The two-gallon, galvanized watering can looked out of place sitting in the open on the otherwise manicured front yard. The house behind it sat on an level two acre plot. A white two-story Colonial with a slate roof and copper gutters, the house had the traditional black shutters accompanying each window. The first floor was raised slightly allowing for basement windows which were well hidden by the encircling shrubbery. The three steps and a landing giving access to the front door were all granite and covered by a portico in the federal style.

The property was rectangular, twice the length as its depth. The house, similarly proportional to the property also sat length-wise to the street. A neatly manicured lawn stretched fifty feet from the house to the curb, interrupted only by a large Sycamore, three rock gardens, and the slate walkway that stretched from the sidewalk to the front door. Up the left side of the property sat the cobblestone driveway which, after its fifty foot run-up, turned right and sloped down, down, below grade-level and into the basement garage atop which sat the home’s library. The edging along the granite walkway and on either side of the drive was clean and crisp, as if it had been tended by professionals. Given the neighborhood, one would find it most unlikely that the owners would have the time or inclination to perform this maintenance themselves.

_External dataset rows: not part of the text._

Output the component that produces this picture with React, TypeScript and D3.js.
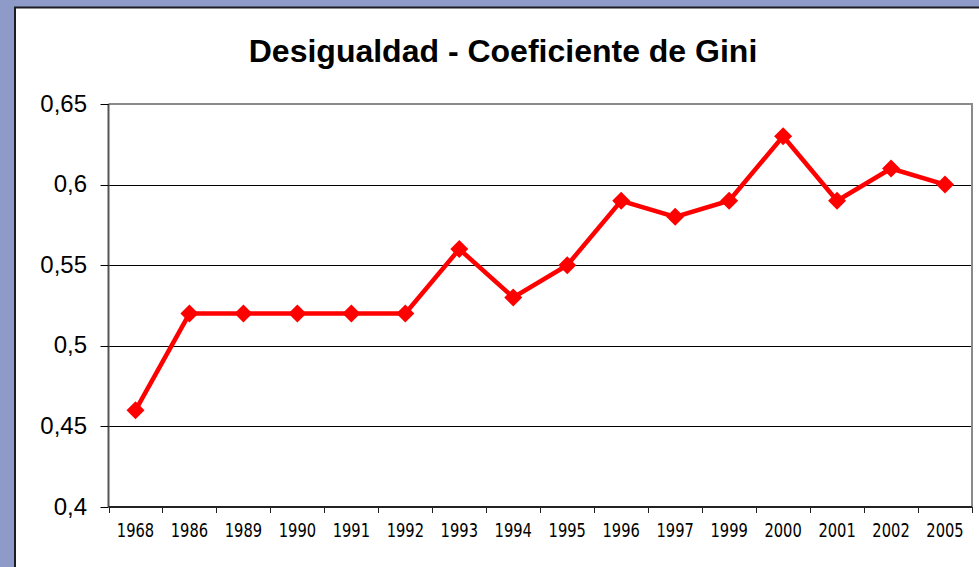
import React from "react";
import * as d3 from "d3";

const title = "Desigualdad - Coeficiente de Gini";
const years = ["1968", "1986", "1989", "1990", "1991", "1992", "1993", "1994", "1995", "1996", "1997", "1999", "2000", "2001", "2002", "2005"];
const gini = [0.46, 0.52, 0.52, 0.52, 0.52, 0.52, 0.56, 0.53, 0.55, 0.59, 0.58, 0.59, 0.63, 0.59, 0.61, 0.6];
const yTicks = [0.4, 0.45, 0.5, 0.55, 0.6, 0.65];

const W = 979;
const H = 567;
const plot = { left: 108.5, right: 972, top: 104, bottom: 507 };

export default function App() {
  const x = d3.scaleBand<string>().domain(years).range([plot.left, plot.right]).paddingInner(0).paddingOuter(0);
  const y = d3.scaleLinear().domain([0.4, 0.65]).range([plot.bottom, plot.top]);
  const cx = (d: string) => (x(d) ?? 0) + x.bandwidth() / 2;
  const line = d3
    .line<number>()
    .x((_, i) => cx(years[i]))
    .y((v) => y(v));
  const fmt = (v: number) => String(+v.toFixed(2)).replace(".", ",");
  const boundaries = years.map((d) => x(d) ?? 0).concat([plot.right]);
  const r = 9;

  return (
    <svg
      width={W}
      height={H}
      style={{ position: "fixed", left: 0, top: 0, display: "block" }}
      xmlns="http://www.w3.org/2000/svg"
    >
      <rect x={0} y={0} width={W} height={H} fill="#8e9ac8" />
      <rect x={15} y={7.5} width={W + 20} height={H + 20} fill="#ffffff" stroke="#1c1c24" strokeWidth={2} />
      <text
        x={503}
        y={62}
        textAnchor="middle"
        fontFamily="Liberation Sans, Arial, sans-serif"
        fontWeight="bold"
        fontSize={32}
        fill="#000"
      >
        {title}
      </text>
      {yTicks
        .filter((t) => t > 0.4 && t < 0.65)
        .map((t) => (
          <line key={"g" + t} x1={plot.left} x2={plot.right} y1={Math.round(y(t)) + 0.5} y2={Math.round(y(t)) + 0.5} stroke="#000" strokeWidth={1} />
        ))}
      <line x1={plot.left} x2={plot.right} y1={plot.top} y2={plot.top} stroke="#8a8a8a" strokeWidth={2} />
      <line x1={plot.right} x2={plot.right} y1={plot.top - 1} y2={plot.bottom} stroke="#8a8a8a" strokeWidth={2} />
      <line x1={plot.left} x2={plot.left} y1={plot.top} y2={plot.bottom} stroke="#555" strokeWidth={2} />
      {yTicks.map((t) => (
        <g key={"y" + t}>
          <line x1={plot.left - 8} x2={plot.left} y1={Math.round(y(t)) + 0.5} y2={Math.round(y(t)) + 0.5} stroke="#000" strokeWidth={1} />
          <text
            x={87}
            y={y(t) + 7.5}
            textAnchor="end"
            fontFamily="Liberation Sans, Arial, sans-serif"
            fontSize={24}
            fill="#000"
          >
            {fmt(t)}
          </text>
        </g>
      ))}
      <line x1={plot.left} x2={plot.right} y1={plot.bottom} y2={plot.bottom} stroke="#222" strokeWidth={2} />
      {boundaries.map((b, i) => (
        <line key={"xt" + i} x1={Math.round(b) + 0.5} x2={Math.round(b) + 0.5} y1={plot.bottom} y2={plot.bottom + 6} stroke="#222" strokeWidth={1} />
      ))}
      {years.map((d) => (
        <text
          key={"xl" + d}
          transform={`translate(${cx(d)},537) scale(0.86,1)`}
          textAnchor="middle"
          fontFamily="DejaVu Sans Condensed, DejaVu Sans, sans-serif"
          fontSize={19}
          fill="#000"
        >
          {d}
        </text>
      ))}
      <path d={line(gini) ?? ""} fill="none" stroke="#ff0000" strokeWidth={4.5} strokeLinejoin="miter" />
      {gini.map((v, i) => {
        const px = cx(years[i]);
        const py = y(v);
        return (
          <path
            key={"m" + i}
            d={`M${px},${py - r}L${px + r},${py}L${px},${py + r}L${px - r},${py}Z`}
            fill="#ff0000"
          />
        );
      })}
    </svg>
  );
}
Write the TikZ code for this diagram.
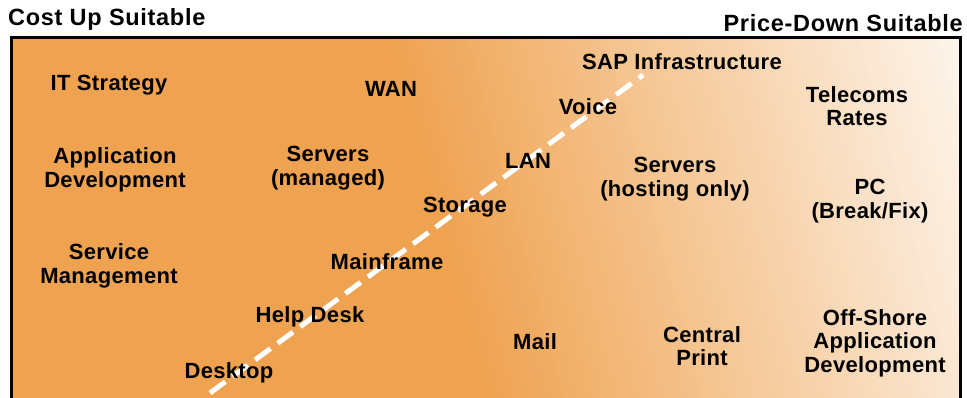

But that can, that galvanized watering can, sat in the dappled shade under the Sycamore tree in the front yard not ten feet from the largest rock garden. From the street, one could clearly see that grass had grown up around it. The grass was high enough to lead one to the conclusion that it had not been moved for at least three mowings. And if one were to lift the can, they would expect to see the grass underneath white and dying from a lack of sunlight. This lone, disjointed, unkempt resident greeted passersby in this coiffed Greenwich neighborhood; no clue left as to how or why it was so glaringly exempt from the ministrations given the rest of the land.